I haven’t talk to him personally since this year’s Canadian Golf Hall of Fame inductees were announced last week, but by all accounts, Dick Zokol was magnanimous about not being included in the Class of 2010.
Zokol is known to have very strong opinions about the way golf should be run in this country, but having said that, he is also a classy dude with a sense of humour and a strong focus right now on Sagebrush, the new British Columbia course he’s involved with that, by all accounts I’ve heard, is incredible.
Not all were as laid-back as Zokol about him not going in this year. I was worried about the blood pressure of media colleague Robert Thompson who went over the top after the announcement:
“I wonder who Richard has pissed off at the ultra-political HOF and the RCGA. After all, he had two PGA Tour wins, was a long-time PGA Tour pro, led the NCAA champion BYU team, and won a Canadian Amateur. And this is the organization that kept Moe Norman out of its HOF for a long period of time before begrudgingly admitting him. Zokol has been outspoken — often about the RCGA — so I wonder if that keeps the door shut for him.”
If Zokol is concerned, and he probably has other things on his mind these days, he should be confident in the fact that he will be named sometime soon, probably in the next couple of years.
As for Thompson, he and I have sparred regularly in good humour about Hall of Fame selections, most recently the induction of Mike Weir.
It’s not that Thompson felt Weir didn’t belong, just that it seemed premature with some potentially good years ahead in his career while I felt Weir’s selection illustrated his incredible impact on the game in Canada, which makes him exceptional.
The positive thing about such debate is that people care about who is being recognized for their contributions to Canadian golf. I don’t know of any Hall of Fame in any sport that doesn’t cause controversy about who’s going in or who isn’t going in whenever a group of inductees is named.
The Canadian Golf Hall of Fame, or any provincial golf hall of fame, often finds themselves in awkward positions. While most people automatically think of tour pros and former tour pros such as Weir or Zokol for induction, they must also consider amateurs and builders of the game.
That’s what I liked about this year’s inductees into the Canadian hall and two of them, Brent Franklin and the late Ben Kern, could just have easily slipped through the cracks if they didn’t go in this year. Graham Cooke, the other 2010 inductee, is still active as a player and course designer.
Mind you, Kern did play on the PGA Tour, but his biggest achievements were realized behind the scenes with his work as a club professional, a member of the Canadian PGA and a promoter of junior golf programs.
All three of this year’s inductees are deserving and thankfully, Franklin and Kern didn’t get overlooked, but that possibility illustrates the importance of the golf industry getting involved in nominating potential inductees for their contributions, either to the provincial or national halls of fame.
A tour pro is obvious as a candidate, but those working within the industry often see the contributions of unheralded people who may deserve consideration, not only for hall of fame induction but other honours as well.
That’s why I was particularly pleased to see an innovator and administrator such as George Clifton inducted into the Ontario Golf Hall of Fame last year.
With halls of fame, each has its own nomination process that is easily attainable.
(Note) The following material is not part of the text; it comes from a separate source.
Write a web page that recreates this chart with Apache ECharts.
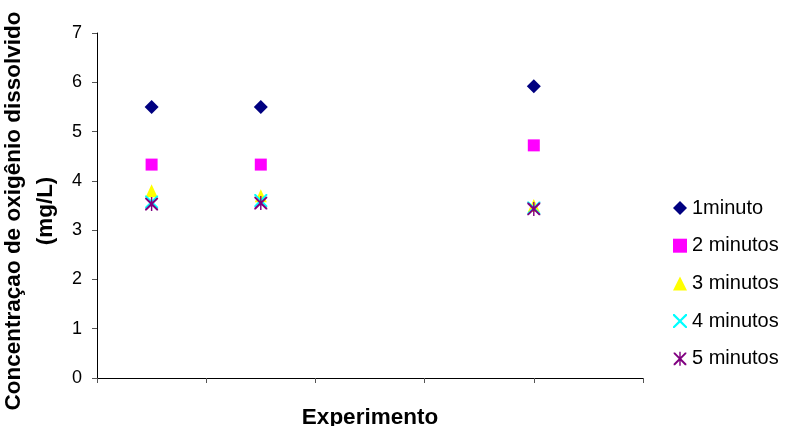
<!DOCTYPE html>
<html>
<head>
<meta charset="utf-8">
<script src="https://cdn.jsdelivr.net/npm/echarts@6/dist/echarts.min.js"></script>
<style>html,body{margin:0;padding:0;background:#fff}#c{width:787px;height:426px}</style>
</head>
<body>
<div id="c"></div>
<script>
var experimentX = [1, 3, 8];
var seriesNames = ['1minuto', '2 minutos', '3 minutos', '4 minutos', '5 minutos'];
var min1 = [5.5, 5.5, 5.92];
var min2 = [4.33, 4.33, 4.72];
var min3 = [3.8, 3.7, 3.5];
var min4 = [3.57, 3.6, 3.45];
var min5 = [3.53, 3.55, 3.43];
var yTicks = [0, 1, 2, 3, 4, 5, 6, 7];

var X_PATH = 'path://M0,0L2.2,0L10,7.8L17.8,0L20,0L20,2.2L12.2,10L20,17.8L20,20L17.8,20L10,12.2L2.2,20L0,20L0,17.8L7.8,10L0,2.2Z';
var AST_PATH = 'path://M0,0L2.2,0L10,7.8L17.8,0L20,0L20,2.2L12.2,10L20,17.8L20,20L17.8,20L10,12.2L2.2,20L0,20L0,17.8L7.8,10L0,2.2ZM8.9,-1L11.1,-1L11.1,21L8.9,21Z';

function pts(arr) { return arr.map(function (v, i) { return [experimentX[i], v]; }); }

var styles = [
  { data: min1, symbol: 'diamond', size: [14, 14], color: '#000080' },
  { data: min2, symbol: 'rect', size: [12, 12], color: '#FF00FF' },
  { data: min3, symbol: 'triangle', size: [12, 13], color: '#FFFF00' },
  { data: min4, symbol: X_PATH, size: [13, 13], color: '#00FFFF' },
  { data: min5, symbol: AST_PATH, size: [13, 14], color: '#800080' }
];

var FONT = 'Liberation Sans, Arial, sans-serif';
var chart = echarts.init(document.getElementById('c'), null, { renderer: 'canvas' });
chart.setOption({
  animation: false,
  backgroundColor: '#ffffff',
  textStyle: { fontFamily: FONT },
  grid: { left: 97, right: 144, top: 33, bottom: 48, containLabel: false, outerBoundsMode: 'none' },
  xAxis: {
    type: 'value', min: 0, max: 10, interval: 2,
    name: 'Experimento', nameLocation: 'middle', nameGap: 28,
    nameTextStyle: { fontSize: 22.5, fontWeight: 'bold', color: '#000', fontFamily: FONT },
    axisLine: { show: true, lineStyle: { color: '#000', width: 1 } },
    axisTick: { show: true, length: 5, inside: false, lineStyle: { color: '#555' } },
    axisLabel: { show: false },
    splitLine: { show: false }
  },
  yAxis: {
    type: 'value', min: yTicks[0], max: yTicks[yTicks.length - 1], interval: 1,
    name: 'Concentraçao de oxigênio dissolvido\n(mg/L)', nameLocation: 'middle', nameGap: 24,
    nameTextStyle: { fontSize: 22.5, fontWeight: 'bold', color: '#000', lineHeight: 31.5, align: 'center', padding: [0, 11, 0, 0], fontFamily: FONT },
    axisLine: { show: true, lineStyle: { color: '#000', width: 1 } },
    axisTick: { show: true, length: 5, lineStyle: { color: '#555' } },
    axisLabel: { fontSize: 18, color: '#000', margin: 15, fontFamily: FONT },
    splitLine: { show: false }
  },
  legend: {
    orient: 'vertical', left: 668, top: 193,
    itemWidth: 14, itemHeight: 14, itemGap: 17.7,
    textStyle: { fontSize: 20, color: '#000', fontFamily: FONT },
    data: seriesNames
  },
  series: styles.map(function (s, i) {
    return {
      name: seriesNames[i], type: 'scatter', data: pts(s.data),
      symbol: s.symbol, symbolSize: s.size,
      itemStyle: { color: s.color, opacity: 1 },
      z: 2 + i
    };
  })
});
</script>
</body>
</html>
With the Canadian Golf Hall of Fame, they may deem somebody’s impact as being more regional in nature than national.
There will always be people who disagree with you, but as frustrating as it may get, consideration for such an honour for the individual starts with the nomination. It’s like a lottery ticket – you don’t win a cool million unless you buy the ticket first.
For that reason, the golf industry, with its ability to spot enormous contributions away from the spotlight, is perfectly suited to start the process for people who deserve such an honour.